DO THIS:
All the data should be repeated exactly. Any image in it is left out.

SUPPLIED INFORMATION:
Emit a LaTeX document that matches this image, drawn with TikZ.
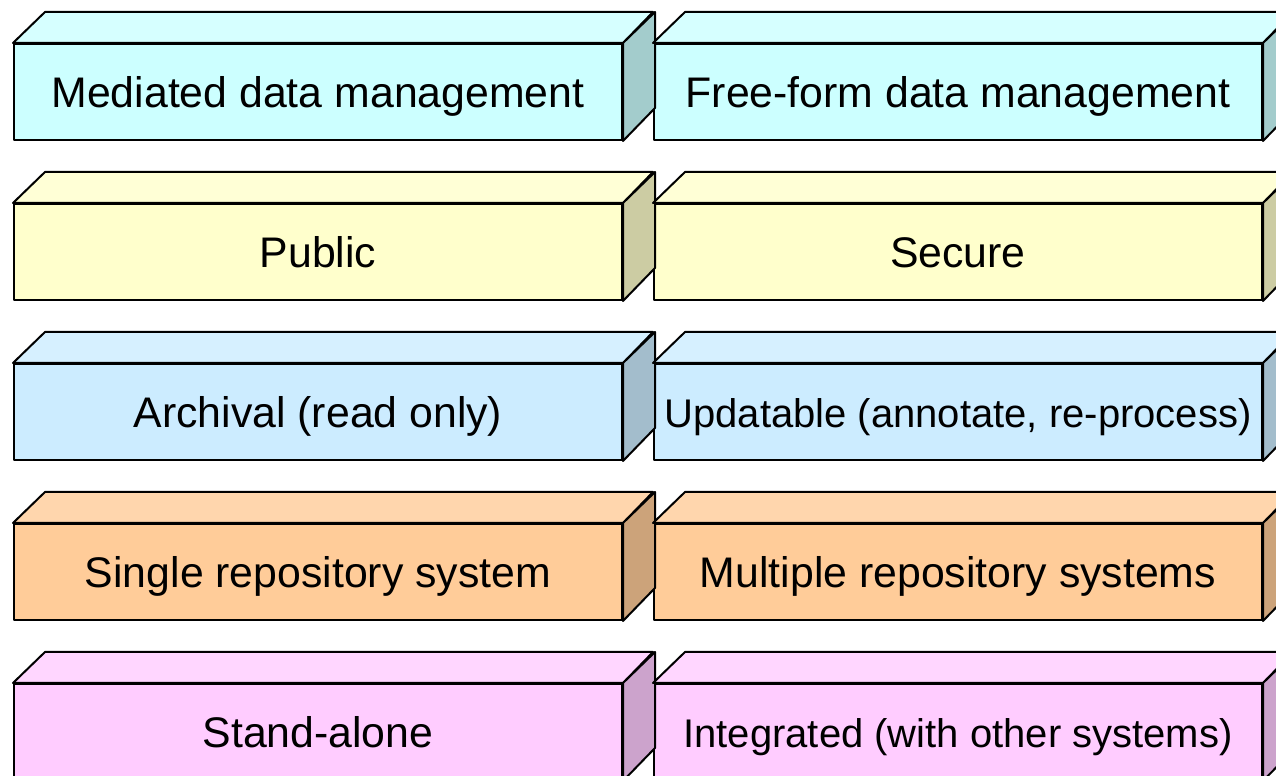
\documentclass[tikz,border=0pt]{standalone}
\usepackage{fontspec}
\setmainfont{Liberation Sans}
\definecolor{rowA}{HTML}{CCFFFF}
\definecolor{rowB}{HTML}{FFFFCC}
\definecolor{rowC}{HTML}{CCECFF}
\definecolor{rowD}{HTML}{FFCC99}
\definecolor{rowE}{HTML}{FFCCFF}
\tikzset{
  face/.style={draw=black, line width=1pt, line join=round},
  front/.style={face, minimum width=304pt, minimum height=48pt, inner sep=0pt,
    text height=15.4pt, text depth=0pt, font=\fontsize{21.4}{25}\selectfont},
  small/.style={font=\fontsize{20}{24}\selectfont},
}
\begin{document}
\begin{tikzpicture}
\useasboundingbox (0,0) rectangle (638pt,388pt);
% one row of two slabs per entry
\foreach \i/\c/\ltext/\rtext/\rstyle in {
    1/rowA/{Mediated data management}/{Free-form data management}/front,
    2/rowB/{Public}/{Secure}/front,
    3/rowC/{Archival (read only)}/{Updatable (annotate, re-process)}/small,
    4/rowD/{Single repository system}/{Multiple repository systems}/front,
    5/rowE/{Stand-alone}/{Integrated (with other systems)}/small}{
  \pgfmathsetlengthmacro\yy{422pt-80pt*\i}
  \node[front, fill=\c] (L\i) at (159pt,\yy) {\ltext};
  \node[front, \rstyle, fill=\c] (R\i) at (479pt,\yy) {\rtext};
  \foreach \s in {L,R}{
    \draw[face, fill=\c!80!white] (\s\i.north west) -- ++(16pt,15.5pt)
      -- ++(304pt,0) -- (\s\i.north east) -- cycle;
    \draw[face, fill=\c!80!black] (\s\i.north east) -- ++(16pt,15.5pt)
      -- ++(0,-48pt) -- (\s\i.south east) -- cycle;
  }
}
\end{tikzpicture}
\end{document}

TASK OUTPUT:
Emit a LaTeX document that matches this image, drawn with TikZ.
\documentclass[tikz,border=0pt]{standalone}
\usepackage{fontspec}
\setmainfont{Liberation Sans}
\definecolor{rowA}{HTML}{CCFFFF}
\definecolor{rowB}{HTML}{FFFFCC}
\definecolor{rowC}{HTML}{CCECFF}
\definecolor{rowD}{HTML}{FFCC99}
\definecolor{rowE}{HTML}{FFCCFF}
\tikzset{
  face/.style={draw=black, line width=1pt, line join=round},
  front/.style={face, minimum width=304pt, minimum height=48pt, inner sep=0pt,
    text height=15.4pt, text depth=0pt, font=\fontsize{21.4}{25}\selectfont},
  small/.style={font=\fontsize{20}{24}\selectfont},
}
\begin{document}
\begin{tikzpicture}
\useasboundingbox (0,0) rectangle (638pt,388pt);
% one row of two slabs per entry
\foreach \i/\c/\ltext/\rtext/\rstyle in {
    1/rowA/{Mediated data management}/{Free-form data management}/front,
    2/rowB/{Public}/{Secure}/front,
    3/rowC/{Archival (read only)}/{Updatable (annotate, re-process)}/small,
    4/rowD/{Single repository system}/{Multiple repository systems}/front,
    5/rowE/{Stand-alone}/{Integrated (with other systems)}/small}{
  \pgfmathsetlengthmacro\yy{422pt-80pt*\i}
  \node[front, fill=\c] (L\i) at (159pt,\yy) {\ltext};
  \node[front, \rstyle, fill=\c] (R\i) at (479pt,\yy) {\rtext};
  \foreach \s in {L,R}{
    \draw[face, fill=\c!80!white] (\s\i.north west) -- ++(16pt,15.5pt)
      -- ++(304pt,0) -- (\s\i.north east) -- cycle;
    \draw[face, fill=\c!80!black] (\s\i.north east) -- ++(16pt,15.5pt)
      -- ++(0,-48pt) -- (\s\i.south east) -- cycle;
  }
}
\end{tikzpicture}
\end{document}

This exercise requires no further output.